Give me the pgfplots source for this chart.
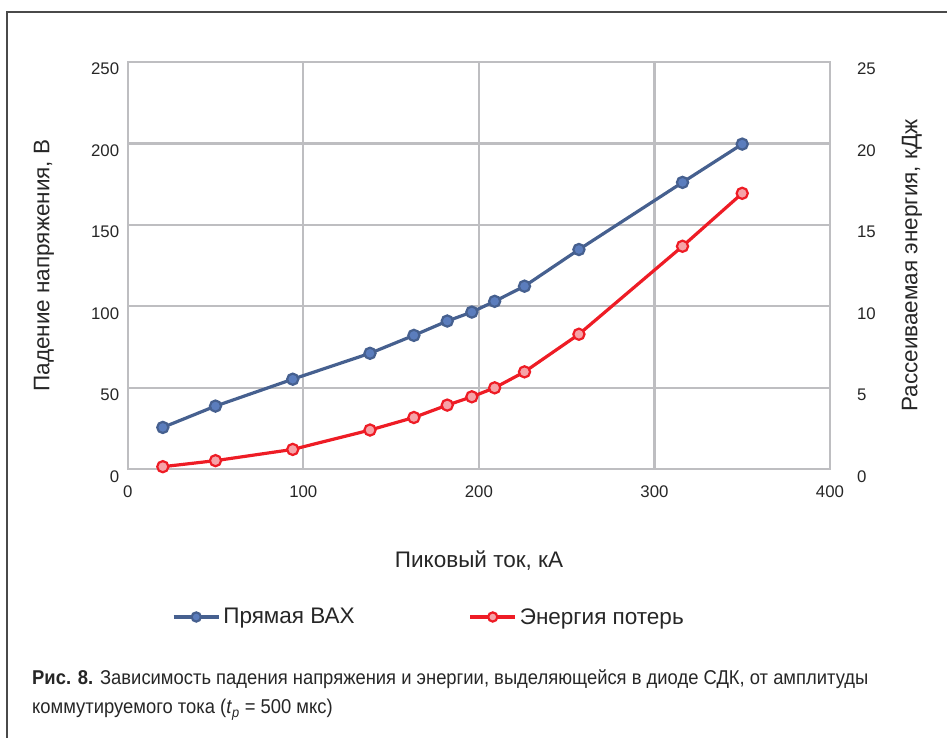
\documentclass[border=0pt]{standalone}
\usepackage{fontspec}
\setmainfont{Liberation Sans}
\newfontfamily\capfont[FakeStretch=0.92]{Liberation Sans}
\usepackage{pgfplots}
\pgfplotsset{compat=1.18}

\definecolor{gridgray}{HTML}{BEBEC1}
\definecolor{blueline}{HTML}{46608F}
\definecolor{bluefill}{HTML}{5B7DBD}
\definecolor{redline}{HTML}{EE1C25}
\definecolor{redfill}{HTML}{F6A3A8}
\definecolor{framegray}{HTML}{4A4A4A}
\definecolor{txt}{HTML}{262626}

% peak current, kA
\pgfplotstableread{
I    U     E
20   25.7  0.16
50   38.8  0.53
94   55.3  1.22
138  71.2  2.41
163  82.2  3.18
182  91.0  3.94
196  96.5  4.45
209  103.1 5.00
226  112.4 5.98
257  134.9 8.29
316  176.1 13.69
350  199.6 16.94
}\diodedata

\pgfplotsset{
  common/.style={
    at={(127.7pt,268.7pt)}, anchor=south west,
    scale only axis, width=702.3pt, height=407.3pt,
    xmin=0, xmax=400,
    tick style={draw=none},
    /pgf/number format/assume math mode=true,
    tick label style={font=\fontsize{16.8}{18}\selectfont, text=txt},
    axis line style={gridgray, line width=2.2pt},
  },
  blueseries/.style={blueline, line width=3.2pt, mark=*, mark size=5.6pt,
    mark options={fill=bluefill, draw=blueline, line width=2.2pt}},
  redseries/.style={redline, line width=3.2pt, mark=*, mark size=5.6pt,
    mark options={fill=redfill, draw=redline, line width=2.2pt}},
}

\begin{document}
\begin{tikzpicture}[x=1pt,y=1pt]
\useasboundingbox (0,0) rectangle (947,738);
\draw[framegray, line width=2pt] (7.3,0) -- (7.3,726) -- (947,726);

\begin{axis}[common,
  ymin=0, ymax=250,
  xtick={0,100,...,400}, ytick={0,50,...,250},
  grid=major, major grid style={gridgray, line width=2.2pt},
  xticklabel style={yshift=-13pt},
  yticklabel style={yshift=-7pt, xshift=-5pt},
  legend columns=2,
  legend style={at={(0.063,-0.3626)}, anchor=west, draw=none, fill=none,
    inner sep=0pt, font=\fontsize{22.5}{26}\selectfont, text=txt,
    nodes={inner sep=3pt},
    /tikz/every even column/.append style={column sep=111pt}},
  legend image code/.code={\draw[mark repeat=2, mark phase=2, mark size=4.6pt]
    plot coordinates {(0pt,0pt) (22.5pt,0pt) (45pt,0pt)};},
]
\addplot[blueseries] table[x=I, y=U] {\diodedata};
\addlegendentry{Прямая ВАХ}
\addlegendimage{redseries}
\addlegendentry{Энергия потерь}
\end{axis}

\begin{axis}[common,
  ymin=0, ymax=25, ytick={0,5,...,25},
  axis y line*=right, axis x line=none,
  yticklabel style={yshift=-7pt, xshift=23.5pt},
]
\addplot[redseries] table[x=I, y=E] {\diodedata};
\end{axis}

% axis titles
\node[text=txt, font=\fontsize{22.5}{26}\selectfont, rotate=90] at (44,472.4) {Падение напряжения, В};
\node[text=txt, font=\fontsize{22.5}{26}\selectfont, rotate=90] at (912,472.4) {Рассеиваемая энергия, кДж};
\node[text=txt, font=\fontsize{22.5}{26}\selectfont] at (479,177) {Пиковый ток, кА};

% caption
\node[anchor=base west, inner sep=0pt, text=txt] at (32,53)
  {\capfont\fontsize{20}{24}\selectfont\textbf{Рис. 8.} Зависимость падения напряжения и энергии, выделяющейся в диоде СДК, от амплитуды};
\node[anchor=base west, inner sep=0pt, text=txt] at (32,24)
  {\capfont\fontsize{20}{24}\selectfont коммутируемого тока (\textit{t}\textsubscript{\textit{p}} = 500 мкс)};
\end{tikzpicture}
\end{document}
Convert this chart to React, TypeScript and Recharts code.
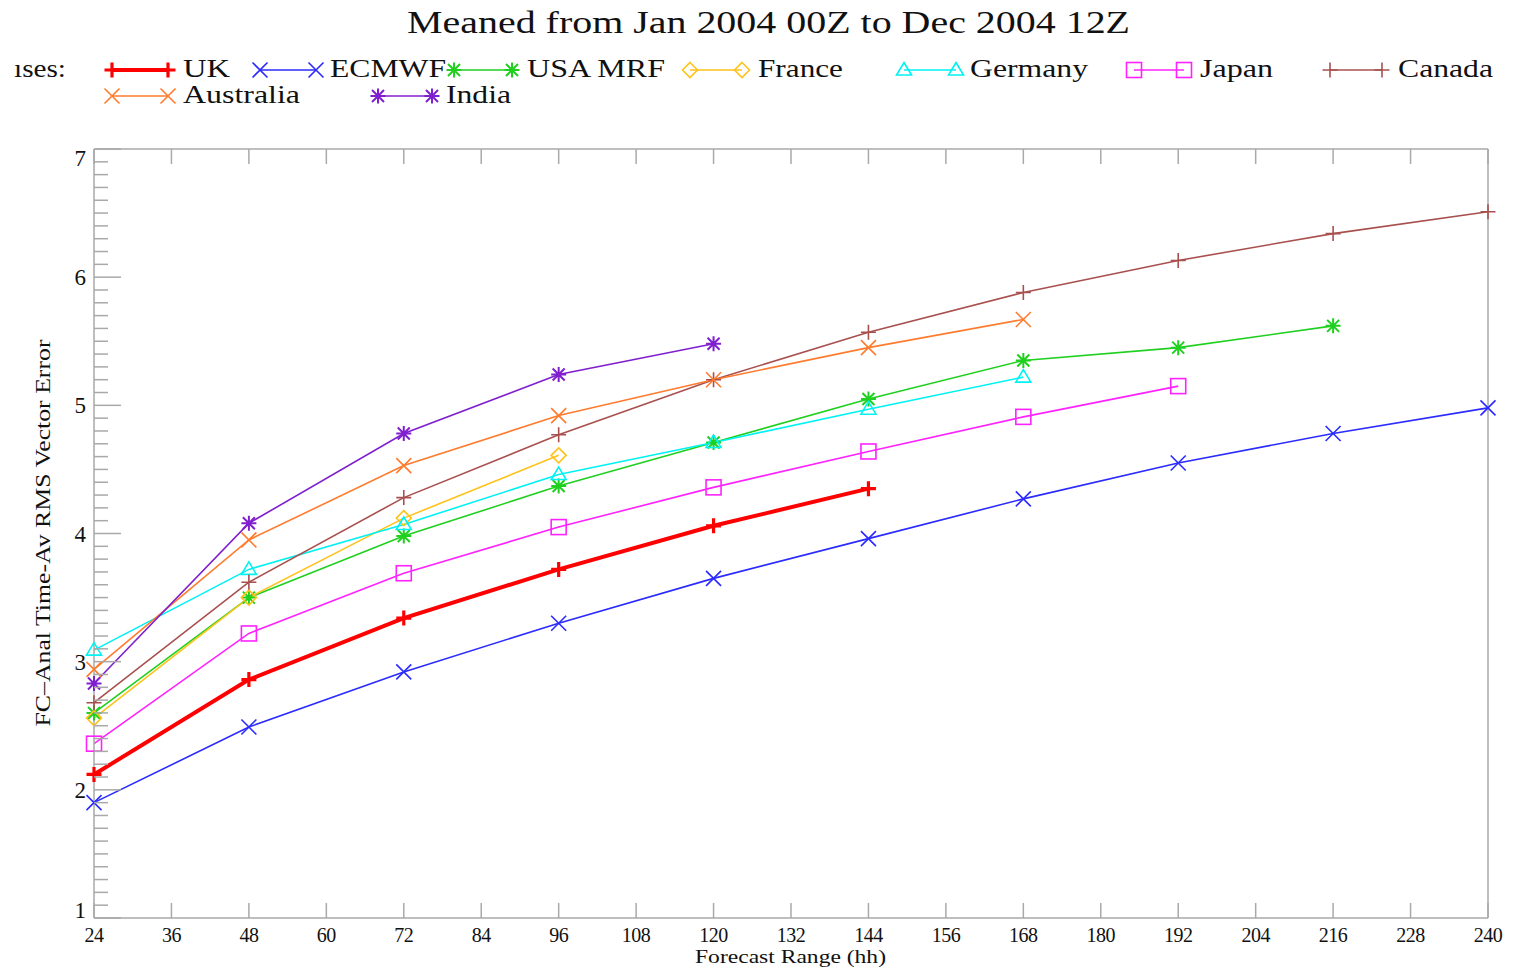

□ □ □

Requirement:
From the data above, write out everything exactly except the pictures.

The reply:
Give me the pgfplots source for this chart.
\documentclass[border=0pt]{standalone}
\usepackage{fontspec}
\setmainfont{Liberation Sans}
\newfontfamily\capfont[FakeStretch=0.92]{Liberation Sans}
\usepackage{pgfplots}
\pgfplotsset{compat=1.18}

\definecolor{gridgray}{HTML}{BEBEC1}
\definecolor{blueline}{HTML}{46608F}
\definecolor{bluefill}{HTML}{5B7DBD}
\definecolor{redline}{HTML}{EE1C25}
\definecolor{redfill}{HTML}{F6A3A8}
\definecolor{framegray}{HTML}{4A4A4A}
\definecolor{txt}{HTML}{262626}

% peak current, kA
\pgfplotstableread{
I    U     E
20   25.7  0.16
50   38.8  0.53
94   55.3  1.22
138  71.2  2.41
163  82.2  3.18
182  91.0  3.94
196  96.5  4.45
209  103.1 5.00
226  112.4 5.98
257  134.9 8.29
316  176.1 13.69
350  199.6 16.94
}\diodedata

\pgfplotsset{
  common/.style={
    at={(127.7pt,268.7pt)}, anchor=south west,
    scale only axis, width=702.3pt, height=407.3pt,
    xmin=0, xmax=400,
    tick style={draw=none},
    /pgf/number format/assume math mode=true,
    tick label style={font=\fontsize{16.8}{18}\selectfont, text=txt},
    axis line style={gridgray, line width=2.2pt},
  },
  blueseries/.style={blueline, line width=3.2pt, mark=*, mark size=5.6pt,
    mark options={fill=bluefill, draw=blueline, line width=2.2pt}},
  redseries/.style={redline, line width=3.2pt, mark=*, mark size=5.6pt,
    mark options={fill=redfill, draw=redline, line width=2.2pt}},
}

\begin{document}
\begin{tikzpicture}[x=1pt,y=1pt]
\useasboundingbox (0,0) rectangle (947,738);
\draw[framegray, line width=2pt] (7.3,0) -- (7.3,726) -- (947,726);

\begin{axis}[common,
  ymin=0, ymax=250,
  xtick={0,100,...,400}, ytick={0,50,...,250},
  grid=major, major grid style={gridgray, line width=2.2pt},
  xticklabel style={yshift=-13pt},
  yticklabel style={yshift=-7pt, xshift=-5pt},
  legend columns=2,
  legend style={at={(0.063,-0.3626)}, anchor=west, draw=none, fill=none,
    inner sep=0pt, font=\fontsize{22.5}{26}\selectfont, text=txt,
    nodes={inner sep=3pt},
    /tikz/every even column/.append style={column sep=111pt}},
  legend image code/.code={\draw[mark repeat=2, mark phase=2, mark size=4.6pt]
    plot coordinates {(0pt,0pt) (22.5pt,0pt) (45pt,0pt)};},
]
\addplot[blueseries] table[x=I, y=U] {\diodedata};
\addlegendentry{Прямая ВАХ}
\addlegendimage{redseries}
\addlegendentry{Энергия потерь}
\end{axis}

\begin{axis}[common,
  ymin=0, ymax=25, ytick={0,5,...,25},
  axis y line*=right, axis x line=none,
  yticklabel style={yshift=-7pt, xshift=23.5pt},
]
\addplot[redseries] table[x=I, y=E] {\diodedata};
\end{axis}

% axis titles
\node[text=txt, font=\fontsize{22.5}{26}\selectfont, rotate=90] at (44,472.4) {Падение напряжения, В};
\node[text=txt, font=\fontsize{22.5}{26}\selectfont, rotate=90] at (912,472.4) {Рассеиваемая энергия, кДж};
\node[text=txt, font=\fontsize{22.5}{26}\selectfont] at (479,177) {Пиковый ток, кА};

% caption
\node[anchor=base west, inner sep=0pt, text=txt] at (32,53)
  {\capfont\fontsize{20}{24}\selectfont\textbf{Рис. 8.} Зависимость падения напряжения и энергии, выделяющейся в диоде СДК, от амплитуды};
\node[anchor=base west, inner sep=0pt, text=txt] at (32,24)
  {\capfont\fontsize{20}{24}\selectfont коммутируемого тока (\textit{t}\textsubscript{\textit{p}} = 500 мкс)};
\end{tikzpicture}
\end{document}
Convert this chart to React, TypeScript and Recharts code.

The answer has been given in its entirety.